Summary
In Exchange Bank v. County of Sonoma (1976) 59 Cal.App.3d 608, 131 Cal.Rptr. 216, the only other California case applying traditional fixtures law to computer systems, the court affirmed the judgment below that a single IBM data processing unit was "exempt from local ad valorem taxation on personal property" (id., at p. 610, 131 Cal.Rptr. 216), but the only issue on appeal was exhaustion of administrative remedies.
Summary of this case from Crocker Nat. Bank v. City and County of San FranciscoOpinion
Docket No. 36884.
June 29, 1976.
Appeal from Superior Court of Sonoma County, Nos. 66447, 67449, Joseph P. Murphy, Jr., Judge.
COUNSEL
James P. Botz, County Counsel, and Lynda Millspaugh, Deputy County Counsel, for Defendant and Appellant.
Anderson, McDonald, Belden Kelly and John E. McDonald for Plaintiff and Respondent.
OPINION
In consolidated actions to recover taxes paid under protest plaintiff prevailed. County appeals, contending that the taxpayer failed to exhaust its administrative remedies before the county board of supervisors sitting as a board of equalization.
The facts are undisputed. Plaintiff bank was the lessee of an IBM data processing unit which is five feet high, six feet long, two feet eight inches wide, is mounted on wheels, and is easily movable. It was connected to the building in which it was situated only by an electrical cable plugged into a wall or floor socket.
Taxes were assessed on the assertion that the unit was a fixture of the realty. The trial court agreed with the bank's claim that it was exempt from local ad valorem taxation on personal property under article XIII, section 16, of the California Constitution.
For the 1971-1972 tax year, however, the county agreed that the unit was personalty.
(1) While ordinarily a taxpayer seeking relief from an erroneous assessment must exhaust available administrative remedies before resorting to the courts, an exception is made when the assessment is a nullity as a matter of law ( Stenocord Corp. v. City etc. of San Francisco (1970) 2 Cal.3d 984, 987 [ 88 Cal.Rptr. 166, 471 P.2d 966]) and no factual questions exist regarding the valuation of the property which, upon review by the board, might be resolved in the taxpayer's favor, thereby making further litigation unnecessary ( Star-Kist Foods, Inc. v. Quinn (1960) 54 Cal.2d 507 [ 6 Cal.Rptr. 545, 354 P.2d 1]).
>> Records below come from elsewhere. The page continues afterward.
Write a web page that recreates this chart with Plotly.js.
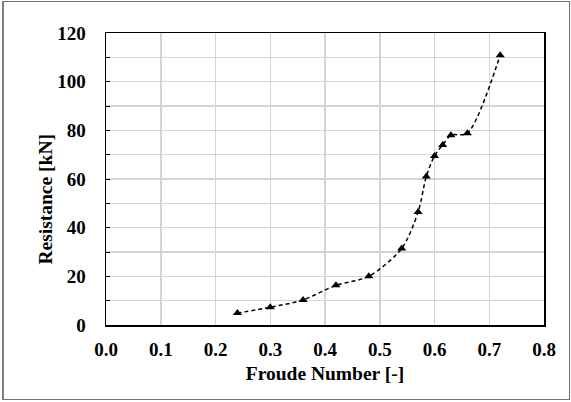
<!DOCTYPE html>
<html>
<head>
<meta charset="utf-8">
<script src="https://cdn.plot.ly/plotly-3.0.1.min.js"></script>
<style>
html,body{margin:0;padding:0;background:#fff;}
#wrap{position:relative;width:571px;height:402px;}
#chart{width:571px;height:402px;}
#frame{position:absolute;left:2px;top:1px;width:565px;height:397px;border:1px solid #707070;border-left:2px solid #808080;pointer-events:none;}
</style>
</head>
<body>
<div id="wrap">
<div id="chart"></div>
<div id="frame"></div>
</div>
<script>
var froude = [0.24, 0.30, 0.36, 0.42, 0.48, 0.54, 0.57, 0.585, 0.60, 0.615, 0.63, 0.66, 0.72];
var resistance = [4.9, 7.3, 10.3, 16.3, 20.0, 31.4, 46.4, 61.0, 69.5, 74.0, 78.0, 78.8, 110.9];
var xTitle = 'Froude Number [-]';
var yTitle = 'Resistance [kN]';

var fontFam = '"Liberation Serif", "Times New Roman", serif';

var trace = {
  x: froude,
  y: resistance,
  type: 'scatter',
  mode: 'lines+markers',
  line: {color: '#000', width: 1.5, dash: '4px,3px', shape: 'spline', smoothing: 0.8},
  marker: {symbol: 'triangle-up', size: 8, color: '#000'},
  showlegend: false,
  hoverinfo: 'x+y'
};

var layout = {
  width: 571,
  height: 402,
  margin: {l: 106, r: 27, t: 33, b: 77},
  paper_bgcolor: '#fff',
  plot_bgcolor: '#fff',
  font: {family: fontFam, color: '#000'},
  xaxis: {
    range: [0, 0.8],
    dtick: 0.1,
    tick0: 0,
    tickformat: '.1f',
    showgrid: true,
    gridcolor: '#d4d4d4',
    gridwidth: 1.5,
    zeroline: false,
    showline: true,
    linecolor: '#000',
    linewidth: 1.5,
    mirror: true,
    ticks: '',
    tickfont: {family: fontFam, size: 19, color: '#000', weight: 'bold'},
    ticklabelstandoff: 7,
    title: {text: '<b>' + xTitle + '</b>', font: {family: fontFam, size: 19.5, color: '#000'}, standoff: 7}
  },
  yaxis: {
    range: [0, 120],
    dtick: 20,
    tick0: 0,
    showgrid: true,
    gridcolor: '#d4d4d4',
    gridwidth: 1.5,
    zeroline: false,
    showline: true,
    linecolor: '#000',
    linewidth: 1.5,
    mirror: true,
    ticks: 'inside',
    ticklen: 4,
    tickcolor: '#000',
    tickfont: {family: fontFam, size: 19, color: '#000', weight: 'bold'},
    ticklabelstandoff: 15,
    minor: {dtick: 10, showgrid: true, gridcolor: '#d4d4d4', gridwidth: 1.5, ticks: 'inside', ticklen: 4, tickcolor: '#000'}
  },
  annotations: [{
    text: '<b>' + yTitle + '</b>',
    xref: 'paper', yref: 'paper',
    x: -0.139, y: 0.43,
    xanchor: 'center', yanchor: 'middle',
    textangle: -90,
    showarrow: false,
    font: {family: fontFam, size: 19.5, color: '#000'}
  }]
};

Plotly.newPlot('chart', [trace], layout, {displayModeBar: false, staticPlot: true});
</script>
</body>
</html>
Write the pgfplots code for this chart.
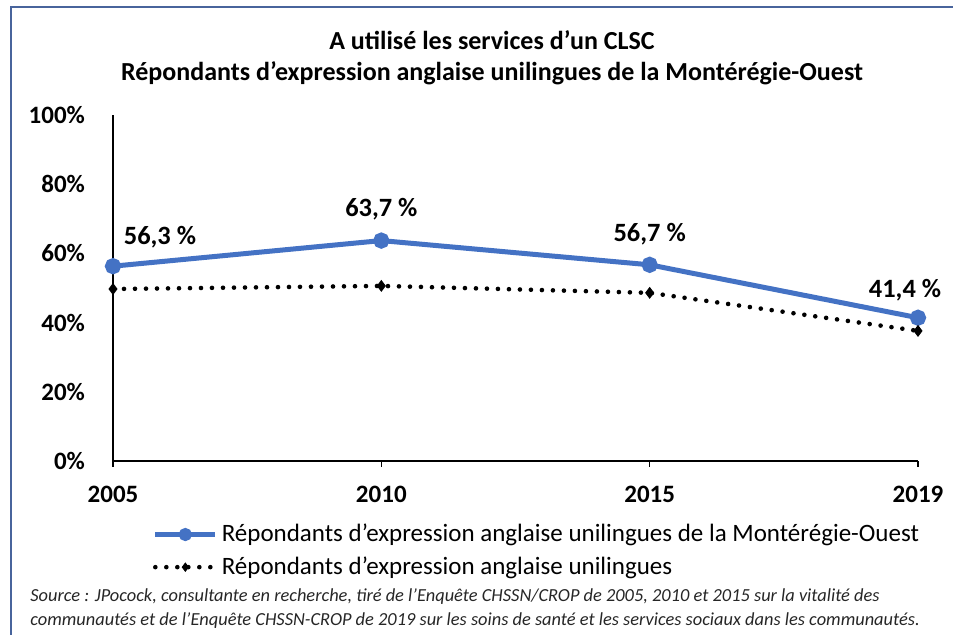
\documentclass[border=0pt]{standalone}
\usepackage{pgfplots}
\pgfplotsset{compat=1.18}
\usepackage{fontspec}
\setmainfont{Carlito}
\definecolor{xlblue}{RGB}{68,114,196}
\definecolor{frameblue}{RGB}{72,100,156}
\begin{document}
\begin{tikzpicture}
\path[use as bounding box] (0,0) rectangle (476.5pt,317.5pt);
\draw[frameblue, line width=1pt] (5.5pt,0pt) -- (5.5pt,314pt) -- (476.5pt,314pt);
\node[font=\bfseries\fontsize{13}{15.5}\selectfont, align=center] at (246pt,288.5pt)
  {A utilisé les services d'un CLSC\\[0pt] Répondants d’expression anglaise unilingues de la Montérégie-Ouest};
\begin{axis}[
  at={(56.5pt,87pt)}, anchor=origin,
  scale only axis, width=402.5pt, height=173pt,
  xmin=0, xmax=3, ymin=0, ymax=100,
  axis x line=bottom, axis y line=left,
  axis line style={black, line width=0.6pt, -},
  xtick={0,1,2,3}, xticklabels={2005,2010,2015,2019},
  ytick={0,20,40,60,80,100},
  yticklabel={\pgfmathprintnumber{\tick}\%},
  tick label style={font=\bfseries\fontsize{12.5}{14}\selectfont},
  /pgf/number format/assume math mode=true,
  x tick style={black, line width=0.6pt}, xtick align=outside,
  major tick length=3pt,
  y tick style={draw=none},
  yticklabel style={xshift=-9pt},
  xticklabel style={yshift=-6pt},
  clip=false,
  legend cell align=left,
  legend style={draw=none, fill=none, at={(0.049,-0.17)}, anchor=north west,
    font=\fontsize{12.5}{14}\selectfont, row sep=2pt, inner sep=0pt},
  legend image code/.code={\draw[mark repeat=2,mark phase=2,#1, mark size=2pt] plot coordinates {(0pt,0pt) (15pt,0pt) (30pt,0pt)};},
]
\addplot[xlblue, line width=2.5pt, mark=*, mark size=2.8pt, mark options={solid, fill=xlblue, draw=xlblue}]
  coordinates {(0,56.3) (1,63.7) (2,56.7) (3,41.4)};
\addlegendentry{Répondants d’expression anglaise unilingues de la Montérégie-Ouest}
\addplot[black, line width=2.3pt, line cap=round, dash pattern=on 0pt off 5.5pt, mark=diamond*, mark size=2.6pt, mark options={solid, line width=0.5pt}]
  coordinates {(0,49.7) (1,50.6) (2,48.6) (3,37.6)};
\addlegendentry{Répondants d’expression anglaise unilingues}
\node[font=\bfseries\fontsize{13.2}{14}\selectfont] at (axis cs:0,56.3) [xshift=23.5pt, yshift=14.5pt] {56,3 \%};
\node[font=\bfseries\fontsize{13.2}{14}\selectfont] at (axis cs:1,63.7) [yshift=15.5pt] {63,7 \%};
\node[font=\bfseries\fontsize{13.2}{14}\selectfont] at (axis cs:2,56.7) [yshift=15.5pt] {56,7 \%};
\node[font=\bfseries\fontsize{13.2}{14}\selectfont] at (axis cs:3,41.4) [xshift=-6.5pt, yshift=14pt] {41,4 \%};
\end{axis}
\node[font=\itshape\fontsize{9.2}{12}\selectfont, anchor=north west, align=left, text=black!85, inner sep=0pt] at (15pt,23.5pt)
  {Source : JPocock, consultante en recherche, tiré de l'Enquête CHSSN/CROP de 2005, 2010 et 2015 sur la vitalité des\\
   communautés et de l'Enquête CHSSN-CROP de 2019 sur les soins de santé et les services sociaux dans les communautés.};
\end{tikzpicture}
\end{document}
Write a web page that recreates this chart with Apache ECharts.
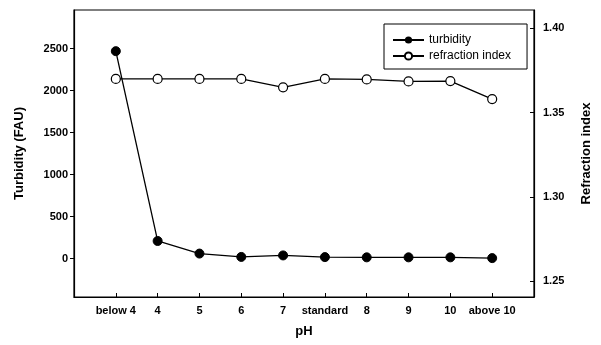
<!DOCTYPE html>
<html>
<head>
<meta charset="utf-8">
<script src="https://cdn.jsdelivr.net/npm/echarts@6/dist/echarts.min.js"></script>
<style>
  html, body { margin: 0; padding: 0; background: #fff; }
  #chart { width: 601px; height: 345px; }
</style>
</head>
<body>
<div id="chart"></div>
<script>
const categories = ['below 4', '4', '5', '6', '7', 'standard', '8', '9', '10', 'above 10']
const turbidity = [2470, 210, 60, 20, 38, 18, 15, 15, 15, 6]
const refraction = [1.370, 1.370, 1.370, 1.370, 1.365, 1.370, 1.3697, 1.3685, 1.3687, 1.358]
const turbidityTicks = [0, 500, 1000, 1500, 2000, 2500]
const refractionTicks = [1.25, 1.30, 1.35, 1.40]

const font = 'Liberation Sans, Arial, sans-serif'
const idx = categories.map((_, i) => i)

const chart = echarts.init(document.getElementById('chart'))

const option = {
  animation: false,
  backgroundColor: '#fff',
  grid: {
    left: 74,
    right: 59,
    top: 10,
    bottom: 48,
    show: true,
    borderColor: '#000',
    borderWidth: 1.2,
  },
  legend: {
    orient: 'vertical',
    left: 384,
    top: 24,
    padding: [10, 16, 7, 8],
    itemGap: 4,
    itemWidth: 31,
    itemHeight: 9,
    borderColor: '#000',
    borderWidth: 1,
    textStyle: { fontFamily: font, fontSize: 12, color: '#000' },
    data: ['turbidity', 'refraction index'],
  },
  xAxis: {
    type: 'value',
    min: -1,
    max: 10,
    name: 'pH',
    nameLocation: 'middle',
    nameGap: 28,
    nameTextStyle: { fontFamily: font, fontSize: 13, fontWeight: 'bold', color: '#000' },
    splitLine: { show: false },
    axisLine: { onZero: false, lineStyle: { color: '#000', width: 1.2 } },
    axisTick: { inside: true, length: 4, customValues: idx, lineStyle: { color: '#000' } },
    axisLabel: {
      customValues: idx,
      formatter: (v) => categories[v] ?? '',
      fontFamily: font,
      fontSize: 11,
      fontWeight: 'bold',
      color: '#000',
      margin: 8,
    },
  },
  yAxis: [
    {
      type: 'value',
      position: 'left',
      min: -457,
      max: 2960,
      name: 'Turbidity (FAU)',
      nameLocation: 'middle',
      nameRotate: 90,
      nameGap: 48,
      nameTextStyle: { fontFamily: font, fontSize: 13, fontWeight: 'bold', color: '#000' },
      splitLine: { show: false },
      axisLine: { show: true, onZero: false, lineStyle: { color: '#000', width: 1.2 } },
      axisTick: { show: true, length: 4, customValues: turbidityTicks, lineStyle: { color: '#000' } },
      axisLabel: {
        customValues: turbidityTicks,
        formatter: (v) => String(v),
        fontFamily: font,
        fontSize: 11,
        fontWeight: 'bold',
        color: '#000',
        margin: 6,
      },
    },
    {
      type: 'value',
      position: 'right',
      min: 1.2405,
      max: 1.4109,
      name: 'Refraction index',
      nameLocation: 'middle',
      nameRotate: 90,
      nameGap: 46,
      nameTextStyle: { fontFamily: font, fontSize: 13, fontWeight: 'bold', color: '#000' },
      splitLine: { show: false },
      axisLine: { show: true, onZero: false, lineStyle: { color: '#000', width: 1.2 } },
      axisTick: { show: true, inside: true, length: 4, customValues: refractionTicks, lineStyle: { color: '#000' } },
      axisLabel: {
        customValues: refractionTicks,
        formatter: (v) => v.toFixed(2),
        fontFamily: font,
        fontSize: 11,
        fontWeight: 'bold',
        color: '#000',
        margin: 9,
      },
    },
  ],
  series: [
    {
      name: 'turbidity',
      type: 'line',
      yAxisIndex: 0,
      data: idx.map((i) => [i, turbidity[i]]),
      symbol: 'circle',
      symbolSize: 9,
      itemStyle: { color: '#000', borderColor: '#000' },
      lineStyle: { color: '#000', width: 1.3 },
    },
    {
      name: 'refraction index',
      type: 'line',
      yAxisIndex: 1,
      data: idx.map((i) => [i, refraction[i]]),
      symbol: 'circle',
      symbolSize: 9,
      itemStyle: { color: '#fff', borderColor: '#000', borderWidth: 1.2 },
      lineStyle: { color: '#000', width: 1.3 },
    },
  ],
}

chart.setOption(option)
</script>
</body>
</html>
Here, the facts were not in dispute. The single question was a legal one — whether the IBM unit was personalty or realty, a question that the local board had no special competence to decide.
"Prior application to the local board of equalization has not been required, however, in certain cases where the facts were undisputed and the property assessed was tax-exempt. . . ." ( Star-Kist Foods, Inc. v. Quinn, supra at p. 510; emphasis added.) This is precisely such a case.
In addition to the stare decisis mandate, however, we cannot overlook the inequitable result which would flow from a contrary conclusion in the case at bench. Here, the board of equalization determined that the data processing unit was not a fixture for fiscal year 1971-1972. To permit the county to retain the taxes collected for the earlier years would constitute unjust enrichment ( Brenner v. Los Angeles (1911) 160 Cal. 72, 80 [ 116 P. 397]).
The judgment is affirmed.
Taylor, P.J., and Rouse, J., concurred.